● AIM: Please return nothing but the lines between the line holding "Output the Python" and the line holding "import plotly.graph_objects as go", both ends included, without the pictures.

● PROVIDED MATERIAL:

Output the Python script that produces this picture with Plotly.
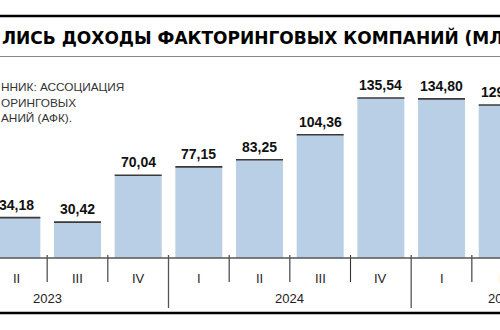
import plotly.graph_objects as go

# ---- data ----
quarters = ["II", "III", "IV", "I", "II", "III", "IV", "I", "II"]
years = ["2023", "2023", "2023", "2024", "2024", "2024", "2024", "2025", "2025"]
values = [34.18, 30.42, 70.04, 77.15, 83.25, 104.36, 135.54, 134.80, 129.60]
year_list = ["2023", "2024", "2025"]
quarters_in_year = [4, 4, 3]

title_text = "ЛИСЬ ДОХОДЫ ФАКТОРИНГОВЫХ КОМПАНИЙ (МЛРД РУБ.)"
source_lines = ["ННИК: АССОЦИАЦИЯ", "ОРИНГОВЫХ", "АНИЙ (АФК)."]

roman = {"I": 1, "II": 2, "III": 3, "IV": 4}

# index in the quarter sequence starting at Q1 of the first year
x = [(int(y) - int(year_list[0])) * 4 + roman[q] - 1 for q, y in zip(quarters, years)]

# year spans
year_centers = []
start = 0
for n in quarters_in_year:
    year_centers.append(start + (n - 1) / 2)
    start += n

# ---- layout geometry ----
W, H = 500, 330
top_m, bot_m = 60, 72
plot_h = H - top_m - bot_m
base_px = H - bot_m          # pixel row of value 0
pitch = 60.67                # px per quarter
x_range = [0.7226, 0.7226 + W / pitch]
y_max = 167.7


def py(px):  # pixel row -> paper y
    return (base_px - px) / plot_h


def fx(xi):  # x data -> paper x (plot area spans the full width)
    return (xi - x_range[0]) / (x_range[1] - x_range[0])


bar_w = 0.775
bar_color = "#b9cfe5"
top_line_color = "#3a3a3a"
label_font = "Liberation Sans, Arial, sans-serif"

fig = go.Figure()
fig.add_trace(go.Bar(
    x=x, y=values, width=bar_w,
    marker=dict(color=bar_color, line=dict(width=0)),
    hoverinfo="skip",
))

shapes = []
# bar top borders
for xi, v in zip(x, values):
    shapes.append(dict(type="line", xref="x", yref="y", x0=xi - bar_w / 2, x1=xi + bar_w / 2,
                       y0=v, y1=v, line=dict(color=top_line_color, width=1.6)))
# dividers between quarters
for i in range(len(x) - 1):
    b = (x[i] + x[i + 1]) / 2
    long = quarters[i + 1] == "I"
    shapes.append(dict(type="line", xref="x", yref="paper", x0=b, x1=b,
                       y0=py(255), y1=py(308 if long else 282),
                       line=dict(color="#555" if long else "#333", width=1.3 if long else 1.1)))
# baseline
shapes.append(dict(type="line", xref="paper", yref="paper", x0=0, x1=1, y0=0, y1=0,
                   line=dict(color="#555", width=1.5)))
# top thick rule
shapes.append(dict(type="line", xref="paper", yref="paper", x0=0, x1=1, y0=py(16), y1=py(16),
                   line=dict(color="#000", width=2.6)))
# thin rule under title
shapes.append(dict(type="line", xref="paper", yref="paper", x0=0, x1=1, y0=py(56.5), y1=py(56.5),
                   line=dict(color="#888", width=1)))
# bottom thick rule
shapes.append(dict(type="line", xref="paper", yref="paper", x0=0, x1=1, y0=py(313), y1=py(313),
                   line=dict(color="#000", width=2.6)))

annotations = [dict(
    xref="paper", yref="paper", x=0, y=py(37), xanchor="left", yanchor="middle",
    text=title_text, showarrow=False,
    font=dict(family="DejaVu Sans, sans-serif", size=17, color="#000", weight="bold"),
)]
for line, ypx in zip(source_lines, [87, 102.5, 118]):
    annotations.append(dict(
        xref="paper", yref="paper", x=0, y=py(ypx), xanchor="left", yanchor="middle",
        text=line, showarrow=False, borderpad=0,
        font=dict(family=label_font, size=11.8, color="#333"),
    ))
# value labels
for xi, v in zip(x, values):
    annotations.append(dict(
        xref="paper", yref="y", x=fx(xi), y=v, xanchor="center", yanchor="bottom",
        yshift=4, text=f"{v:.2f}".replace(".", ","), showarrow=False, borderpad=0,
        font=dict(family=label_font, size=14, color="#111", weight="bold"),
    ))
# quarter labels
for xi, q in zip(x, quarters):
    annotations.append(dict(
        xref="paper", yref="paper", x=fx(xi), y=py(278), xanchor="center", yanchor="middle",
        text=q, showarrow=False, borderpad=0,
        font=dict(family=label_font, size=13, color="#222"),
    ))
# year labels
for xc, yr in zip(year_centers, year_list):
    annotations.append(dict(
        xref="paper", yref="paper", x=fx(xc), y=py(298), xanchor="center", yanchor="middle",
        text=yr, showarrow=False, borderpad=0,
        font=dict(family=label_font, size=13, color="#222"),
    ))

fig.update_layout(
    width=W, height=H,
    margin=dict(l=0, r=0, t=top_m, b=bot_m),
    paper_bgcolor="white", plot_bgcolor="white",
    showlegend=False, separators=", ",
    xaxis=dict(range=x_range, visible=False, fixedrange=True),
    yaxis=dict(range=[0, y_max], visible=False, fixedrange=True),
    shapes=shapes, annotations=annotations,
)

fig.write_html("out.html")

---

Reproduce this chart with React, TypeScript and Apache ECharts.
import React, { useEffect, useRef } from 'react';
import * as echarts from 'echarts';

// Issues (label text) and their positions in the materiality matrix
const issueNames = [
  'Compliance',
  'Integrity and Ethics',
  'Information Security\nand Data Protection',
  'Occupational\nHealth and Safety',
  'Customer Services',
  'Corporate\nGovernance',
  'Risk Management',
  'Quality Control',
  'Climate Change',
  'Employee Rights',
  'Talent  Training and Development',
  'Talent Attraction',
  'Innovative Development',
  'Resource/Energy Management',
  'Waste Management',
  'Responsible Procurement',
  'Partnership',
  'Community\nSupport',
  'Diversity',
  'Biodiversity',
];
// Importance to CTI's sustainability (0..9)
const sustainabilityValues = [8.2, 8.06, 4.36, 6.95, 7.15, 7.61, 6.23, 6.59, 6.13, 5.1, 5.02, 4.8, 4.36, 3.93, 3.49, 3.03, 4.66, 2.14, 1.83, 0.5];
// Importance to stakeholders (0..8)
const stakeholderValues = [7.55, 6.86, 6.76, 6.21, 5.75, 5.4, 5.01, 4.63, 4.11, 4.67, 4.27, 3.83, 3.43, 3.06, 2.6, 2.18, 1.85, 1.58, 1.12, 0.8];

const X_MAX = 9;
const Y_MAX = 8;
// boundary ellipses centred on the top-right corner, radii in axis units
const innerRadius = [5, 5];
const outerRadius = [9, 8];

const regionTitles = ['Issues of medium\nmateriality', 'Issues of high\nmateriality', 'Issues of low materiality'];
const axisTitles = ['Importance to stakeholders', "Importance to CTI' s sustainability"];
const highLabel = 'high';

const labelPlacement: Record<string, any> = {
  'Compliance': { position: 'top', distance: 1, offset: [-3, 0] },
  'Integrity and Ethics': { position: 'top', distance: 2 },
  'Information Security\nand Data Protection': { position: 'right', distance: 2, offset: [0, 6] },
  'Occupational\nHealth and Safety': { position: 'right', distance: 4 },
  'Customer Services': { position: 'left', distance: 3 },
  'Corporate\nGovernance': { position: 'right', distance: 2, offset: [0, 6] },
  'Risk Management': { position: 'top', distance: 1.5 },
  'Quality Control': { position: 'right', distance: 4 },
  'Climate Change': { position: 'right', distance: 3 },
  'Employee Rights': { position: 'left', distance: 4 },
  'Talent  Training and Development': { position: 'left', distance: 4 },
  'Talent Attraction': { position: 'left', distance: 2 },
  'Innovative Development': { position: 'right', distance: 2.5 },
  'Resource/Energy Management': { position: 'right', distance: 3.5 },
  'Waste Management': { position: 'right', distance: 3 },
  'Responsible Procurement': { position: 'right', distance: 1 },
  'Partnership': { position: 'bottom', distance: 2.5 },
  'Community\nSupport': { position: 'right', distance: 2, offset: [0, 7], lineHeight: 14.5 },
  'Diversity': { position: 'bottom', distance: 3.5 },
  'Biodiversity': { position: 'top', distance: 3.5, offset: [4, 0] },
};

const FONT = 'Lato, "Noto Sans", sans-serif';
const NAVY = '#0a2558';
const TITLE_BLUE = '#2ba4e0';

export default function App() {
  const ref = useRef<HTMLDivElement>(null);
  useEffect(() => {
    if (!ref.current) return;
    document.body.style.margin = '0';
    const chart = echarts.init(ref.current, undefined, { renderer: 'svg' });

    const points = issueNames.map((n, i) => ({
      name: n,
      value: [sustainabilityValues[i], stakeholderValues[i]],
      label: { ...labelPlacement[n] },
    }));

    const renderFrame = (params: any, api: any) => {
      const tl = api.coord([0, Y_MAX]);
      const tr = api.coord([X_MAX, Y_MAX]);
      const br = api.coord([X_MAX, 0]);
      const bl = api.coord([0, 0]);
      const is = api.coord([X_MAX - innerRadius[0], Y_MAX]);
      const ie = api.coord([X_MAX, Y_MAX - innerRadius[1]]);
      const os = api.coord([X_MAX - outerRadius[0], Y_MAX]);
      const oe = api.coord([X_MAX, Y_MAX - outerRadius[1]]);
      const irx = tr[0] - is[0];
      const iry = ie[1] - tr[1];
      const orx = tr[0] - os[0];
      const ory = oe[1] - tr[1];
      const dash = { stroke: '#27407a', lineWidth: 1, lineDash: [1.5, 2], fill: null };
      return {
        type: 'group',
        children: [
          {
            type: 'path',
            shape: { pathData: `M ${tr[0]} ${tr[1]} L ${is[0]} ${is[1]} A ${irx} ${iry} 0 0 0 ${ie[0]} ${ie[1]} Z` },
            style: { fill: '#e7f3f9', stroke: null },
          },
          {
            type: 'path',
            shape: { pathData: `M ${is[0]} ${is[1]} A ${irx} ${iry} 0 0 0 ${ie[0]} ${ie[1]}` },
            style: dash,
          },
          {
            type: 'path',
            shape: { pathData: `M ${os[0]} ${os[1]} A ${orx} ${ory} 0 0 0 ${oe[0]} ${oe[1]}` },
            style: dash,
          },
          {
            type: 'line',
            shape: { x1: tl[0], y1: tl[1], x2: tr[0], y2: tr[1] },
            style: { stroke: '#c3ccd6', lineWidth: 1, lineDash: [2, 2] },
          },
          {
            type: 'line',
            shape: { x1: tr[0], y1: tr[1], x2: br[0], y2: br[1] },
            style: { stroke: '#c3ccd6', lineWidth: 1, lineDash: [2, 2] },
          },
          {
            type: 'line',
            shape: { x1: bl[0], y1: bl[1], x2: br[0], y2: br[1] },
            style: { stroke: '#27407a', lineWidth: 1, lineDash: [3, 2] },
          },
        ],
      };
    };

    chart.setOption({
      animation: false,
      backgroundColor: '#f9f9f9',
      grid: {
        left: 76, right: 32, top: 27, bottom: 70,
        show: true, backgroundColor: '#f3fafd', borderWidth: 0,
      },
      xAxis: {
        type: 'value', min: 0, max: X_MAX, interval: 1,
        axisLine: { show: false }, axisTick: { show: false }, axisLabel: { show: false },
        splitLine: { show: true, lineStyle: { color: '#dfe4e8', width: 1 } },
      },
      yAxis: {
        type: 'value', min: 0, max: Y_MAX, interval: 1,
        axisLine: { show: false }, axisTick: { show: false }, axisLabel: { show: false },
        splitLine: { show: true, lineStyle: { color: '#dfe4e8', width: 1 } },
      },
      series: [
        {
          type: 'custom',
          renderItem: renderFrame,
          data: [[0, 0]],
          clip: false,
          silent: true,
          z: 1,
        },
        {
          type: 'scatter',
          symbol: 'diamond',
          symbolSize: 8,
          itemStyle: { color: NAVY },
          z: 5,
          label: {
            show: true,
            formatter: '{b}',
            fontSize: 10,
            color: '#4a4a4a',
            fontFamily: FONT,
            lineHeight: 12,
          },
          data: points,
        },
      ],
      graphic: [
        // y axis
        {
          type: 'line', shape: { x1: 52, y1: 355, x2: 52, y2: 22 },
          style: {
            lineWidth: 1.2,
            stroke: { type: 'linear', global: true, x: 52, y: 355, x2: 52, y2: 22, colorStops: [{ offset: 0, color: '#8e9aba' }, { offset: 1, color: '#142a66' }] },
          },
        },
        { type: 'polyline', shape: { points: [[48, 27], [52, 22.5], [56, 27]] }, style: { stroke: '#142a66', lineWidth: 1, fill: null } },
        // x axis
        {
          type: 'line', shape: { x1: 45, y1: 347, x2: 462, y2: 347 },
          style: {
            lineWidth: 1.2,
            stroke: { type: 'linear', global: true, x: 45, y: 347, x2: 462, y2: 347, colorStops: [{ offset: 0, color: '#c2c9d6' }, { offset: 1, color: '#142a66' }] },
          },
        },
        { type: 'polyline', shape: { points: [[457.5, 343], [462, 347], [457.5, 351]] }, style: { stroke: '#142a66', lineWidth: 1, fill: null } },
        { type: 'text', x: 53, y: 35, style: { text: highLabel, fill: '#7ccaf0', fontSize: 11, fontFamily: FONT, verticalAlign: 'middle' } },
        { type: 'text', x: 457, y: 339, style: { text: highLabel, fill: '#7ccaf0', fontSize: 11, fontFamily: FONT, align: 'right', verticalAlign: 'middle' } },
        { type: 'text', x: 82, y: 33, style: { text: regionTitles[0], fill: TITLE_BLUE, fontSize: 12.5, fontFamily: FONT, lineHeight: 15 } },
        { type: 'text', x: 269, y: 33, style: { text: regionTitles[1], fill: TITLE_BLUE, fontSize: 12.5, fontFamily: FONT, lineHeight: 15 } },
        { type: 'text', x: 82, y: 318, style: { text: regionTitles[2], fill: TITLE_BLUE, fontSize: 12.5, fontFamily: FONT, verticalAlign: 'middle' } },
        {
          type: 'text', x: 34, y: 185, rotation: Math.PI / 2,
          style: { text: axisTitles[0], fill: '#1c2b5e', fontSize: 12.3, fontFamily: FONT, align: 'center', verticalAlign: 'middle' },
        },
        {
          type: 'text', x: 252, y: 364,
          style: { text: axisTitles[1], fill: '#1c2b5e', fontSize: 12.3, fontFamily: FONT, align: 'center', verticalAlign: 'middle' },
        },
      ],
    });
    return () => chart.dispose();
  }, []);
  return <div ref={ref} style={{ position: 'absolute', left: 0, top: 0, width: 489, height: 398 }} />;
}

* * *

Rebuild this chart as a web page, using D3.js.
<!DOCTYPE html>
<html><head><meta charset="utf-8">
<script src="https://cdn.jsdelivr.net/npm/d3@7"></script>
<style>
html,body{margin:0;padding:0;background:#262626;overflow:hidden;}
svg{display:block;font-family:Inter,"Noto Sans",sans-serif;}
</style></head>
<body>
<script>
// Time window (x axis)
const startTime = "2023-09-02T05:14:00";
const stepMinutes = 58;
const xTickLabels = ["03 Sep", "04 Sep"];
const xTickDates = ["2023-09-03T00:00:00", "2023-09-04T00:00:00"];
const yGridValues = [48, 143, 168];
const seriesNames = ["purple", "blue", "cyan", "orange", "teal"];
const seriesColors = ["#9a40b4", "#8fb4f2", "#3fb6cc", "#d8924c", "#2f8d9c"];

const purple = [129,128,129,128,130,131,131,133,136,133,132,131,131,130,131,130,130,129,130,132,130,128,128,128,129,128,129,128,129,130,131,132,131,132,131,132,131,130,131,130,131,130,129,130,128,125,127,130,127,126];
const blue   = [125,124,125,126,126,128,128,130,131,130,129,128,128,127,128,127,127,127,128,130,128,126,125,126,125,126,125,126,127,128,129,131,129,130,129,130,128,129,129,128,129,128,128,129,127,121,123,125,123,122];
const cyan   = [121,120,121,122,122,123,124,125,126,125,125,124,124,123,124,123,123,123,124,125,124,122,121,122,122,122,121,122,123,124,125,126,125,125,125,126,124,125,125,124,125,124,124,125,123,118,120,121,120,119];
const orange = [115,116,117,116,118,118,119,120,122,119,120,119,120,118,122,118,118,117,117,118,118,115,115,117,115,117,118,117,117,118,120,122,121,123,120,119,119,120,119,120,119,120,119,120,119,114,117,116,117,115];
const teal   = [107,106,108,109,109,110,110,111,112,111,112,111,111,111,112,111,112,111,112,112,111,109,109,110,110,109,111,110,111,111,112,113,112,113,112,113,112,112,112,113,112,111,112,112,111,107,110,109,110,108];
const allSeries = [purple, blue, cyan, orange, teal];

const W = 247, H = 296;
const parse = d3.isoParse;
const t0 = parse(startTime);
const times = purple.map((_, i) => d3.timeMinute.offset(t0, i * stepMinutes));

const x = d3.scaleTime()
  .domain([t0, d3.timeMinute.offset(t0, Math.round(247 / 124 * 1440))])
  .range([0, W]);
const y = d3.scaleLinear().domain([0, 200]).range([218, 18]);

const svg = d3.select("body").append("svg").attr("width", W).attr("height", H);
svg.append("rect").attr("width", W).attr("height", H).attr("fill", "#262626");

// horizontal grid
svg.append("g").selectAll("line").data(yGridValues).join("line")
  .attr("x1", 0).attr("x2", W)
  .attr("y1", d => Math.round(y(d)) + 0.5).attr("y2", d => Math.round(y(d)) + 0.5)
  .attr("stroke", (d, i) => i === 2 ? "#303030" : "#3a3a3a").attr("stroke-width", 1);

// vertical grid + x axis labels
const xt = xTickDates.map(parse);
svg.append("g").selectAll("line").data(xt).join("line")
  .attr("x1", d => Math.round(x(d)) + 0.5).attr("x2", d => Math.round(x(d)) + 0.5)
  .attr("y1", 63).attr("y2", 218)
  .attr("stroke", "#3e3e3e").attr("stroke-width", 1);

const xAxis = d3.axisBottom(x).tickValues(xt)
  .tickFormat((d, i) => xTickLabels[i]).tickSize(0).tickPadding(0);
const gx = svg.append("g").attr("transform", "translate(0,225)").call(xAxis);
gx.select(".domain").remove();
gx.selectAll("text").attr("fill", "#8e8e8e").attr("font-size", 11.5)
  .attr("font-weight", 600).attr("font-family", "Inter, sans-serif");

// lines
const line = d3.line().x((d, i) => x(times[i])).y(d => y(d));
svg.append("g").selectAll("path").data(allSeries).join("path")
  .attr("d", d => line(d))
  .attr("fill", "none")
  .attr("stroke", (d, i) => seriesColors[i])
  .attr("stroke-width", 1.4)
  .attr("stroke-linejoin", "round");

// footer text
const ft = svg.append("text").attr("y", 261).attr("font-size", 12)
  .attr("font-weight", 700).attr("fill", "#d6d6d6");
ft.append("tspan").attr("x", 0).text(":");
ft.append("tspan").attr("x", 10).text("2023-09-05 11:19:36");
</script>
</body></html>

● WRITTEN RESPONSE:
Output the Python script that produces this picture with Plotly.
import plotly.graph_objects as go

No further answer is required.